►
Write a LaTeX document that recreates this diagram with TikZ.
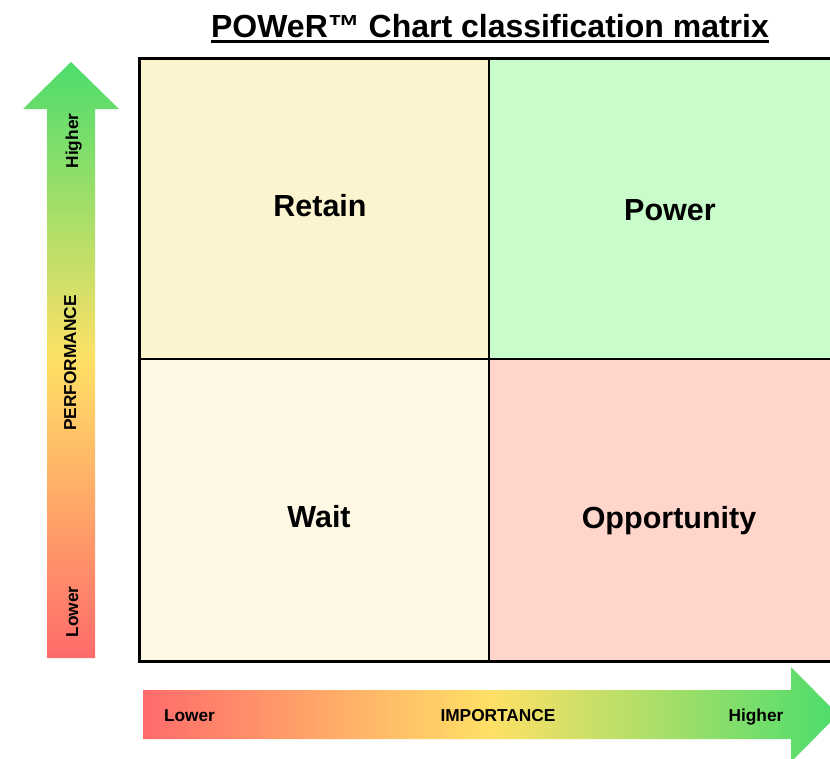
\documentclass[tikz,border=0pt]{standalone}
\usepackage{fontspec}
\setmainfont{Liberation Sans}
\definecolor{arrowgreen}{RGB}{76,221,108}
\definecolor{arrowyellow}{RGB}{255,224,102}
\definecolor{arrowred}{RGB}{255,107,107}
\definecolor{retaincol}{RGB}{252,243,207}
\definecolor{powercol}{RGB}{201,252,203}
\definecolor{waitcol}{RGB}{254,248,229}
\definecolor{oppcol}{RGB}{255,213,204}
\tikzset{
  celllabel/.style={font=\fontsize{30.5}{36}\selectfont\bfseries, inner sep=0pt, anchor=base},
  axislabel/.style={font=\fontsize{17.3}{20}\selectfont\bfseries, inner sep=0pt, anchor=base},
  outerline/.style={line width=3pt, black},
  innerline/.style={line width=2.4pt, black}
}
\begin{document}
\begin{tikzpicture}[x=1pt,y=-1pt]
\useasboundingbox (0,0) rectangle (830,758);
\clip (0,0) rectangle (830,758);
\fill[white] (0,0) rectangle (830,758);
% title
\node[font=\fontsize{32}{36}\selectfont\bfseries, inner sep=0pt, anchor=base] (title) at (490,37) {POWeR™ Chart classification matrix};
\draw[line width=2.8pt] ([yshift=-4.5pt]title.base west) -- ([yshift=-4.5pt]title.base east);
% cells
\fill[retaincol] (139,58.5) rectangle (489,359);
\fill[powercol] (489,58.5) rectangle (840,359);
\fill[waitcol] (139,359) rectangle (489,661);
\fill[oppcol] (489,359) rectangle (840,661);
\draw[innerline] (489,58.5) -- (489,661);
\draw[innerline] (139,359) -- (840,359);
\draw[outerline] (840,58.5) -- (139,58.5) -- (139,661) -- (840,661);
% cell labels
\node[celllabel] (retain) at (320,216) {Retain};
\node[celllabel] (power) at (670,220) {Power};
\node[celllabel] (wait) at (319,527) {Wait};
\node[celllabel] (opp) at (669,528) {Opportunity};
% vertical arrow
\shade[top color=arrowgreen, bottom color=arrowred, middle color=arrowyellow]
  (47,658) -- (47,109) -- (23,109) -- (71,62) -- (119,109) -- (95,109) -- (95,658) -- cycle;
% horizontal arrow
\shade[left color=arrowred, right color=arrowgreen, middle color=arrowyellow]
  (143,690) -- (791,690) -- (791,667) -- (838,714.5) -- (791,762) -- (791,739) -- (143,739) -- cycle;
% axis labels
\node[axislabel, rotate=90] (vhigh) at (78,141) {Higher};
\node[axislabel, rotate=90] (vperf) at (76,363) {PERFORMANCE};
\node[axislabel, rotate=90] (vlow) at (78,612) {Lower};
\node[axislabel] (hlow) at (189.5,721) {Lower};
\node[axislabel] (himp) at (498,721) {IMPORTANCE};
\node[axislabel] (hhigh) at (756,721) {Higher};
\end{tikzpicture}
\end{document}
◄
What is required: Output each line exactly; omit every picture.

Response to this exercise:
Write a LaTeX document that recreates this diagram with TikZ.
\documentclass[tikz,border=0pt]{standalone}
\usepackage{fontspec}
\setmainfont{Liberation Sans}
\definecolor{arrowgreen}{RGB}{76,221,108}
\definecolor{arrowyellow}{RGB}{255,224,102}
\definecolor{arrowred}{RGB}{255,107,107}
\definecolor{retaincol}{RGB}{252,243,207}
\definecolor{powercol}{RGB}{201,252,203}
\definecolor{waitcol}{RGB}{254,248,229}
\definecolor{oppcol}{RGB}{255,213,204}
\tikzset{
  celllabel/.style={font=\fontsize{30.5}{36}\selectfont\bfseries, inner sep=0pt, anchor=base},
  axislabel/.style={font=\fontsize{17.3}{20}\selectfont\bfseries, inner sep=0pt, anchor=base},
  outerline/.style={line width=3pt, black},
  innerline/.style={line width=2.4pt, black}
}
\begin{document}
\begin{tikzpicture}[x=1pt,y=-1pt]
\useasboundingbox (0,0) rectangle (830,758);
\clip (0,0) rectangle (830,758);
\fill[white] (0,0) rectangle (830,758);
% title
\node[font=\fontsize{32}{36}\selectfont\bfseries, inner sep=0pt, anchor=base] (title) at (490,37) {POWeR™ Chart classification matrix};
\draw[line width=2.8pt] ([yshift=-4.5pt]title.base west) -- ([yshift=-4.5pt]title.base east);
% cells
\fill[retaincol] (139,58.5) rectangle (489,359);
\fill[powercol] (489,58.5) rectangle (840,359);
\fill[waitcol] (139,359) rectangle (489,661);
\fill[oppcol] (489,359) rectangle (840,661);
\draw[innerline] (489,58.5) -- (489,661);
\draw[innerline] (139,359) -- (840,359);
\draw[outerline] (840,58.5) -- (139,58.5) -- (139,661) -- (840,661);
% cell labels
\node[celllabel] (retain) at (320,216) {Retain};
\node[celllabel] (power) at (670,220) {Power};
\node[celllabel] (wait) at (319,527) {Wait};
\node[celllabel] (opp) at (669,528) {Opportunity};
% vertical arrow
\shade[top color=arrowgreen, bottom color=arrowred, middle color=arrowyellow]
  (47,658) -- (47,109) -- (23,109) -- (71,62) -- (119,109) -- (95,109) -- (95,658) -- cycle;
% horizontal arrow
\shade[left color=arrowred, right color=arrowgreen, middle color=arrowyellow]
  (143,690) -- (791,690) -- (791,667) -- (838,714.5) -- (791,762) -- (791,739) -- (143,739) -- cycle;
% axis labels
\node[axislabel, rotate=90] (vhigh) at (78,141) {Higher};
\node[axislabel, rotate=90] (vperf) at (76,363) {PERFORMANCE};
\node[axislabel, rotate=90] (vlow) at (78,612) {Lower};
\node[axislabel] (hlow) at (189.5,721) {Lower};
\node[axislabel] (himp) at (498,721) {IMPORTANCE};
\node[axislabel] (hhigh) at (756,721) {Higher};
\end{tikzpicture}
\end{document}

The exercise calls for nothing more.